Rampa Drag Club
- Interactive map of Rampa Drag Club
- Address: 40 Scout Albano Ave Quezon City, Metro Manila Philippines
- Coordinates: 14°38′18″N 121°02′20″E﻿ / ﻿14.638457039629493°N 121.03878843659723°E
- Type: Nightclub

Construction
- Opened: 10 February 2024

= Rampa Drag Club =

LGBT nightclub in Quezon City, Metro Manila, Philippines

Rampa Drag Club, or simply known as Rampa (stylized in all uppercase), is an LGBT-friendly nightclub venue located in Quezon City, Metro Manila.

== History ==
RS Francisco, Ice Seguerra, and Liza Diño collaborated to create a new business venture, a nightclub venue dedicated to the entertainment of drag. Later on, they partnered up with Cecille Bravo and Loui Cabel to gain knowledge in the nightclub industry. They have also invited drag performers Precious Paula Nicole, Viñas DeLuxe, and Brigiding, to be on the board of directors.
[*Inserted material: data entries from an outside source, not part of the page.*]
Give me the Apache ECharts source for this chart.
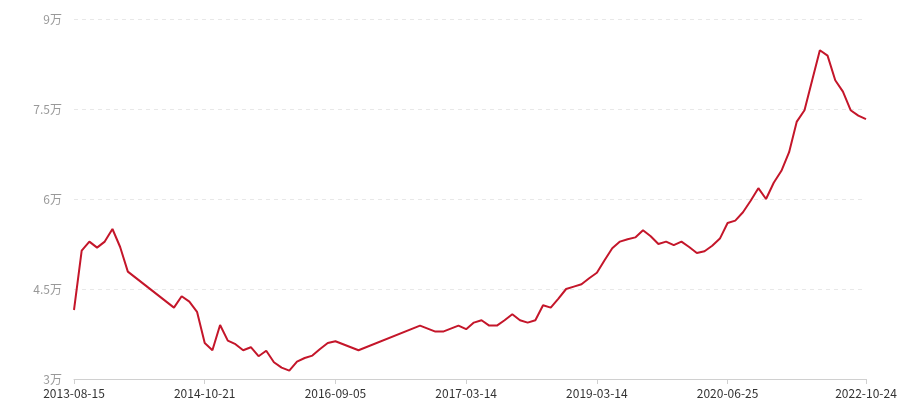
<!DOCTYPE html>
<html>
<head>
<meta charset="utf-8">
<script src="https://cdn.jsdelivr.net/npm/echarts@6/dist/echarts.min.js"></script>
<style>html,body{margin:0;padding:0;background:#fff;}#c{width:900px;height:400px;}</style>
</head>
<body>
<div id="c"></div>
<script>
var categories = [
  '2013-08-15','2013-09-10','2013-10-08','2013-11-05','2013-12-02','2013-12-30','2014-01-27','2014-02-24','2014-03-24','2014-04-21',
  '2014-05-19','2014-06-16','2014-07-14','2014-08-04','2014-08-25','2014-09-15','2014-10-06','2014-10-21','2014-11-24','2015-01-05',
  '2015-02-16','2015-03-30','2015-05-11','2015-06-22','2015-08-03','2015-09-14','2015-10-26','2015-12-07','2016-01-18','2016-02-29',
  '2016-04-11','2016-05-23','2016-06-27','2016-08-01','2016-09-05','2016-09-16','2016-09-27','2016-10-10','2016-10-21','2016-11-01',
  '2016-11-14','2016-11-25','2016-12-06','2016-12-19','2016-12-30','2017-01-10','2017-01-20','2017-02-01','2017-02-10','2017-02-20',
  '2017-03-02','2017-03-14','2017-04-24','2017-06-05','2017-07-17','2017-08-28','2017-10-09','2017-11-20','2018-01-02','2018-02-12',
  '2018-03-26','2018-05-07','2018-06-18','2018-07-30','2018-09-10','2018-10-22','2018-12-03','2019-01-21','2019-03-14','2019-04-08',
  '2019-05-06','2019-06-03','2019-07-01','2019-07-29','2019-08-26','2019-09-23','2019-10-21','2019-11-18','2019-12-16','2020-01-13',
  '2020-02-10','2020-03-09','2020-04-06','2020-05-04','2020-06-01','2020-06-25','2020-08-10','2020-09-21','2020-11-02','2020-12-14',
  '2021-01-25','2021-03-08','2021-04-19','2021-05-31','2021-07-12','2021-08-23','2021-10-04','2021-11-15','2022-01-04','2022-02-21',
  '2022-04-04','2022-06-06','2022-08-15','2022-10-24'
];
var values = [
  41500,51400,52900,51900,52900,55000,52000,47900,null,null,
  null,null,null,41900,43800,42900,41200,36000,34800,39000,
  36400,35800,34800,35300,33800,34700,32800,31900,31400,32900,
  33500,33900,35000,36000,36300,null,null,34800,null,null,
  null,null,null,null,null,38900,null,37900,37900,38400,
  38900,38300,39400,39800,38900,38900,39800,40800,39800,39400,
  39800,42300,41900,43400,45000,45400,45800,46800,47700,49800,
  51800,52900,53300,53600,54800,53800,52500,52900,52300,52900,
  52000,51000,51300,52200,53400,56000,56400,57800,59700,61800,
  60000,62700,64700,67800,72900,74800,79800,84800,83900,79800,
  77900,74800,73900,73300
];
var yMin = 30000, yMax = 90000, yStep = 15000;

var chart = echarts.init(document.getElementById('c'));
chart.setOption({
  animation: false,
  grid: { left: 74, right: 34, top: 19, bottom: 21, containLabel: false },
  xAxis: {
    type: 'category',
    data: categories,
    boundaryGap: false,
    axisLine: { lineStyle: { color: '#d0d0d0', width: 1 } },
    axisTick: { show: true, interval: 16, length: 5, lineStyle: { color: '#d0d0d0' } },
    axisLabel: { interval: 16, showMaxLabel: true, color: '#333', fontSize: 12, margin: 8,
      fontFamily: 'Noto Sans CJK SC, Noto Sans, sans-serif' },
    splitLine: { show: false }
  },
  yAxis: {
    type: 'value',
    min: yMin, max: yMax, interval: yStep,
    axisLine: { show: false },
    axisTick: { show: false },
    axisLabel: { color: '#999', fontSize: 12, margin: 12,
      fontFamily: 'Noto Sans CJK SC, Noto Sans, sans-serif',
      formatter: function (v) { return (v / 10000) + '万'; } },
    splitLine: { show: true, lineStyle: { color: '#e8e8e8', type: [4, 4], width: 1 } }
  },
  series: [{
    type: 'line',
    data: values,
    connectNulls: true,
    showSymbol: false,
    symbol: 'none',
    lineStyle: { color: '#c4162a', width: 2 },
    itemStyle: { color: '#c4162a' }
  }]
});
</script>
</body>
</html>
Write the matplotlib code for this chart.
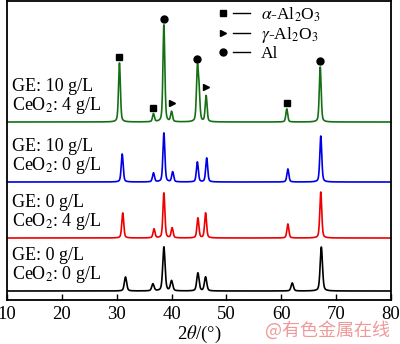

A press conference was held at the Karma Lounge on 6 January 2024, where the owners showcased their business venture, Rampa Drag Club. Seguerra explained the nightclub is for drag performers "to grow and strive and they're also being respected as [...] artists." Precious Paula Nicole showed her excitement "from being a performer in drag clubs, then as a contestant on a reality show, I can't believe that now I will be a co-owner of my own drag club and nurture our baby drag queens."
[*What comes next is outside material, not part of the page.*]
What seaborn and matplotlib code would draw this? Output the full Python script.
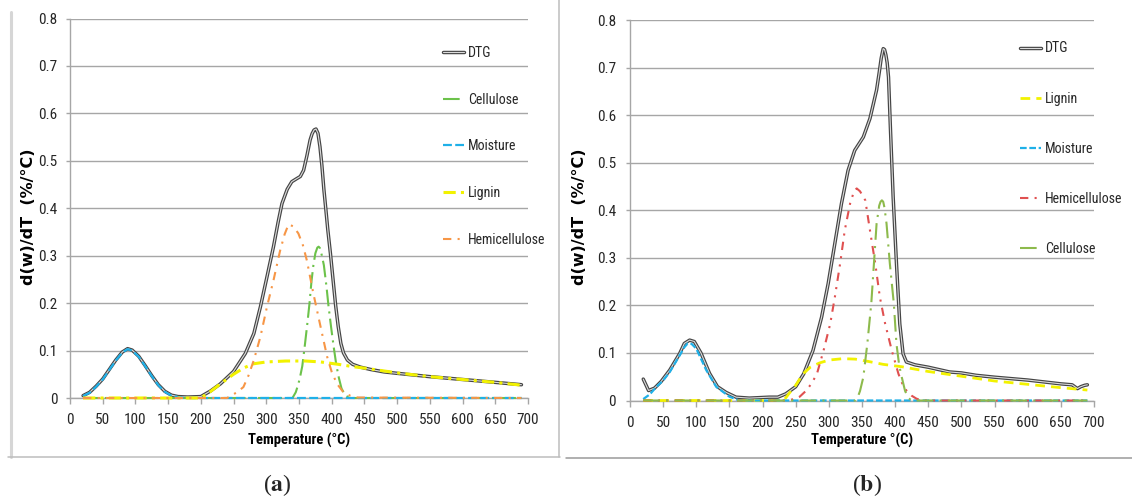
import matplotlib
matplotlib.use("Agg")
import matplotlib.pyplot as plt
import matplotlib.patheffects as pe
from matplotlib.lines import Line2D
from matplotlib import font_manager
import seaborn as sns

# === panel (a) data ===
temp_dtg_a = [20, 30, 40, 50, 60, 70, 80, 88, 95, 105, 115, 125, 135, 145, 155, 165, 180, 200, 215, 230,
              250, 268, 281, 291, 301, 311, 318, 324, 332, 339, 346, 352, 357, 362, 367, 370, 373, 376, 379, 382,
              385, 388, 391, 394, 398, 402, 406, 410, 414, 418, 424, 432, 444, 460, 480, 500, 550, 600, 650, 690]
dtg_a = [0.005, 0.012, 0.025, 0.040, 0.060, 0.080, 0.097, 0.104, 0.101, 0.088, 0.068, 0.047, 0.028, 0.014, 0.006, 0.003, 0.002, 0.003, 0.015, 0.030,
         0.056, 0.094, 0.136, 0.192, 0.255, 0.319, 0.370, 0.410, 0.440, 0.456, 0.462, 0.467, 0.480, 0.510, 0.544, 0.557, 0.565, 0.567, 0.558, 0.530,
         0.490, 0.440, 0.398, 0.355, 0.305, 0.250, 0.195, 0.150, 0.115, 0.095, 0.080, 0.071, 0.065, 0.060, 0.055, 0.052, 0.045, 0.039, 0.033, 0.028]

temp_cel_a = [20, 340, 345, 348, 351, 355, 359, 363, 366, 369, 372, 375, 378, 380, 382, 385, 388, 392, 395, 399, 403, 407, 411, 415, 421, 428, 690]
cel_a = [0, 0, 0.012, 0.025, 0.040, 0.067, 0.112, 0.160, 0.199, 0.245, 0.280, 0.305, 0.317, 0.319, 0.316, 0.300, 0.280, 0.235, 0.195, 0.150, 0.108, 0.070, 0.042, 0.020, 0.005, 0, 0]

temp_moi_a = [20, 30, 40, 50, 60, 70, 80, 88, 95, 105, 115, 125, 135, 145, 155, 165, 175, 690]
moi_a = [0.004, 0.011, 0.024, 0.039, 0.059, 0.079, 0.096, 0.103, 0.100, 0.087, 0.067, 0.046, 0.027, 0.013, 0.005, 0.002, 0, 0]

temp_lig_a = [20, 200, 215, 230, 250, 265, 280, 300, 330, 360, 383, 410, 433, 450, 480, 500, 550, 600, 650, 690]
lig_a = [0, 0, 0.014, 0.030, 0.050, 0.063, 0.072, 0.076, 0.078, 0.078, 0.076, 0.071, 0.066, 0.063, 0.057, 0.053, 0.045, 0.039, 0.033, 0.027]

temp_hem_a = [20, 240, 245, 255, 265, 273, 281, 291, 301, 311, 321, 328, 334, 341, 349, 356, 362, 372, 383, 393, 400, 408, 418, 428, 440, 690]
hem_a = [0, 0, 0.004, 0.012, 0.023, 0.048, 0.080, 0.129, 0.192, 0.248, 0.310, 0.345, 0.366, 0.362, 0.347, 0.322, 0.290, 0.220, 0.150, 0.087, 0.055, 0.030, 0.012, 0.005, 0.001, 0]

# === panel (b) data ===
temp_dtg_b = [20, 28, 37, 47, 60, 75, 82, 90, 97, 107, 120, 132, 145, 160, 180, 210, 223, 235, 250, 262,
              276, 289, 299, 309, 319, 329, 339, 352, 362, 372, 376, 379, 382, 384, 386, 388, 390, 393, 397, 402,
              407, 412, 417, 430, 450, 482, 500, 522, 550, 600, 650, 667, 675, 680, 686, 690]
dtg_b = [0.045, 0.021, 0.026, 0.040, 0.064, 0.099, 0.120, 0.127, 0.124, 0.100, 0.057, 0.029, 0.017, 0.007, 0.005, 0.007, 0.007, 0.014, 0.029, 0.056,
         0.105, 0.175, 0.246, 0.330, 0.414, 0.484, 0.526, 0.554, 0.593, 0.653, 0.690, 0.720, 0.740, 0.738, 0.727, 0.710, 0.680, 0.568, 0.428, 0.288,
         0.161, 0.098, 0.081, 0.075, 0.070, 0.060, 0.058, 0.053, 0.049, 0.043, 0.035, 0.033, 0.025, 0.029, 0.032, 0.033]

temp_lig_b = [20, 232, 240, 250, 261, 272, 286, 300, 321, 340, 360, 382, 410, 450, 500, 550, 600, 650, 690]
lig_b = [0, 0, 0.015, 0.032, 0.056, 0.070, 0.079, 0.085, 0.088, 0.087, 0.082, 0.076, 0.071, 0.061, 0.051, 0.041, 0.034, 0.027, 0.022]

temp_moi_b = [20, 30, 40, 50, 60, 75, 82, 87, 93, 100, 115, 130, 150, 165, 690]
moi_b = [0.003, 0.013, 0.029, 0.042, 0.060, 0.095, 0.112, 0.120, 0.119, 0.109, 0.064, 0.029, 0.008, 0, 0]

temp_hem_b = [20, 240, 246, 256, 266, 274, 282, 292, 302, 309, 317, 324, 332, 338, 342, 347, 355, 362, 370, 377,
              385, 395, 405, 411, 417, 425, 432, 440, 690]
hem_b = [0, 0, 0.003, 0.008, 0.021, 0.036, 0.056, 0.105, 0.161, 0.217, 0.288, 0.358, 0.414, 0.440, 0.446, 0.440, 0.421, 0.358, 0.288, 0.217,
         0.161, 0.105, 0.056, 0.035, 0.021, 0.010, 0.004, 0, 0]

temp_cel_b = [20, 340, 343, 347, 352, 358, 364, 368, 372, 376, 378, 380, 382, 384, 387, 392, 398, 402, 406, 410, 415, 420, 425, 690]
cel_b = [0, 0, 0.005, 0.020, 0.049, 0.119, 0.204, 0.288, 0.372, 0.410, 0.418, 0.421, 0.418, 0.405, 0.372, 0.288, 0.204, 0.119, 0.075, 0.049, 0.020, 0.005, 0, 0]

x_ticks = list(range(0, 701, 50))
y_ticks = [0, 0.1, 0.2, 0.3, 0.4, 0.5, 0.6, 0.7, 0.8]
y_tick_labels = ["0", "0.1", "0.2", "0.3", "0.4", "0.5", "0.6", "0.7", "0.8"]
y_label = "d(w)/dT  (%/°C)"

# === style: the original uses a narrow (Calibri-like) face ===
sns.set_style("white")
entries = font_manager.fontManager.ttflist
names = {f.name for f in entries}
stretch = "normal"
narrow = None
for cand in ["Liberation Sans Narrow", "Roboto Condensed", "Open Sans Condensed", "Noto Sans Condensed"]:
    if cand in names:
        narrow = cand
        break
if narrow is None and any(f.name == "DejaVu Sans" and f.stretch == "condensed" for f in entries):
    narrow, stretch = "DejaVu Sans", "condensed"
if narrow is None:
    narrow = "Liberation Sans"
    sizes = {"tick": 9.5, "legend": 9.8, "xlabel": 9.8}
elif narrow == "DejaVu Sans":
    sizes = {"tick": 9.5, "legend": 9.5, "xlabel": 9.5}
else:
    sizes = {"tick": 11, "legend": 10, "xlabel": 10.5}
plt.rcParams["font.family"] = [narrow, "DejaVu Sans"]
plt.rcParams["font.stretch"] = stretch
plt.rcParams["mathtext.fontset"] = "stix"

GRID = "#a6a6a6"
TXT = "#262626"
W, H = 1132, 497

fig = plt.figure(figsize=(W / 100, H / 100), dpi=100)
ax_a = fig.add_axes([70 / W, 1 - 398 / H, 458 / W, 379.5 / H])
ax_b = fig.add_axes([630 / W, 1 - 400.5 / H, 464 / W, 380.4 / H])


def draw_panel(ax, curves, xlabel, xlab_y, ylab_x, ylab_y, ytick_pad, leg_anchor, leg_spacing):
    for name, temps, vals, color, lw, ls in curves:
        sns.lineplot(x=temps, y=vals, ax=ax, color=color, linewidth=lw, linestyle=ls,
                     label=name, errorbar=None)
        line = ax.lines[-1]
        line.set_clip_on(False)
        line.set_solid_joinstyle("round")
        if name == "DTG":
            line.set_path_effects([pe.Stroke(linewidth=2.5, foreground="#454545"), pe.Normal()])

    ax.set_xlim(0, 700)
    ax.set_ylim(0, 0.8)
    ax.set_xticks(x_ticks)
    ax.set_yticks(y_ticks)
    ax.set_yticklabels(y_tick_labels)
    ax.yaxis.grid(True, color=GRID, lw=1.0)
    ax.xaxis.grid(False)
    ax.set_axisbelow(True)
    for s in ["top", "right"]:
        ax.spines[s].set_visible(False)
    for s in ["left", "bottom"]:
        ax.spines[s].set_color(GRID)
        ax.spines[s].set_linewidth(1.0)
        ax.spines[s].set_zorder(1)
    ax.tick_params(axis="x", bottom=True, direction="out", length=4, width=1, color=GRID,
                   pad=7, labelsize=sizes["tick"], labelcolor=TXT)
    ax.tick_params(axis="y", left=True, direction="out", length=3, width=1, color=GRID,
                   pad=ytick_pad, labelsize=sizes["tick"], labelcolor=TXT)

    ax.set_xlabel(xlabel, fontsize=sizes["xlabel"], fontweight="bold", color="black")
    ax.xaxis.set_label_coords(0.5, xlab_y)
    ax.set_ylabel(y_label, fontsize=11.5, fontweight="bold", family="DejaVu Sans",
                  fontstretch="normal", color="black")
    ax.yaxis.set_label_coords(ylab_x, ylab_y)

    leg = ax.legend(loc="upper left", bbox_to_anchor=leg_anchor, bbox_transform=fig.transFigure,
                    frameon=False, fontsize=sizes["legend"], labelspacing=leg_spacing, handlelength=1.5,
                    handletextpad=0.3, borderpad=0, borderaxespad=0)
    for t in leg.get_texts():
        t.set_color(TXT)


# === (a) ===
curves_a = [
    ("DTG", temp_dtg_a, dtg_a, "#dcdcdc", 0.8, "-"),
    ("Cellulose", temp_cel_a, cel_a, "#6cc24a", 1.5, (0, (8, 2.5, 1, 2.5))),
    ("Moisture", temp_moi_a, moi_a, "#1fb0e8", 1.6, (0, (4, 1.5))),
    ("Lignin", temp_lig_a, lig_a, "#f2f200", 2.2, (0, (4, 1.7, 1, 1.7))),
    ("Hemicellulose", temp_hem_a, hem_a, "#f79646", 1.5, (0, (4, 3, 1, 3))),
]
draw_panel(ax_a, curves_a, "Temperature (°C)", -0.092, -0.075, 0.477, 6,
           (443 / W, 1 - 46 / H), 2.35)

# === (b) ===
curves_b = [
    ("DTG", temp_dtg_b, dtg_b, "#dcdcdc", 0.8, "-"),
    ("Lignin", temp_lig_b, lig_b, "#f2f200", 2.0, (0, (3.5, 2.2))),
    ("Moisture", temp_moi_b, moi_b, "#1fb0e8", 1.6, (0, (3, 1.2))),
    ("Hemicellulose", temp_hem_b, hem_b, "#e05050", 1.5, (0, (4, 3, 1, 3, 1, 3))),
    ("Cellulose", temp_cel_b, cel_b, "#8dba4c", 1.5, (0, (8, 3, 1, 3))),
]
draw_panel(ax_b, curves_b, "Temperature °(C)", -0.085, -0.093, 0.482, 7,
           (1020 / W, 1 - 41.5 / H), 2.6)

# === panel frames and captions ===
fig.add_artist(Line2D([11 / W, 11 / W], [1 - 12 / H, 1 - 457 / H], color="#d6d6d6", lw=2.2))
fig.add_artist(Line2D([8 / W, 560 / W], [1 - 457 / H, 1 - 457 / H], color="#bdbdbd", lw=1.1))
fig.add_artist(Line2D([558.5 / W, 558.5 / W], [1, 1 - 457 / H], color="#bdbdbd", lw=1.1))
fig.add_artist(Line2D([566 / W, 1], [1 - 457.5 / H, 1 - 457.5 / H], color="#9a9a9a", lw=1.1))

fig.text(277 / W, 1 - 485 / H, r"($\mathbf{a}$)", ha="center", va="center",
         family="Liberation Serif", fontsize=17)
fig.text(867 / W, 1 - 485 / H, r"($\mathbf{b}$)", ha="center", va="center",
         family="Liberation Serif", fontsize=17)

fig.savefig("out.png", dpi=100)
The nightclub venue was later established in Quezon City, with a soft-opening on 17 January 2024; the building spans about 800 square meters. The next day, drag performer Manila Luzon had various viewing parties set up at the nightclub hosted by previous contestants of a pageantry series. The grand opening was on 10 February 2024, with Vice Ganda visiting to see the ribbon-cutting ceremony and performances.

== Shows and offerings ==
Paulo Castro and Darryl Reciña led a weekly event for the nightclub being named "Watermelon" or "Pakuwan" where it feels "fresh" and "politically charged". The first event opened on 3 May 2024, co-hosted by Salmo Nella and Sexy Wanda Mina, with J Quinn announced as a special guest.

== Notable performers ==
Janina San Miguel, a former beauty queen, was invited to the drag nightclub and recreated her viral question and answer portion from the 2008 Binibining Pilipinas in January 2024. A viewing party and performance occurred in March 2024 with the line-up being Nymphia Wind, Crystal Methyd, and Marina Summers; it was later announced that Anetra is included the performance. Two months later, the nightclub launched "Watermelon" where girl group Bini made an appearance and performed their song, "Salamin, Salamin".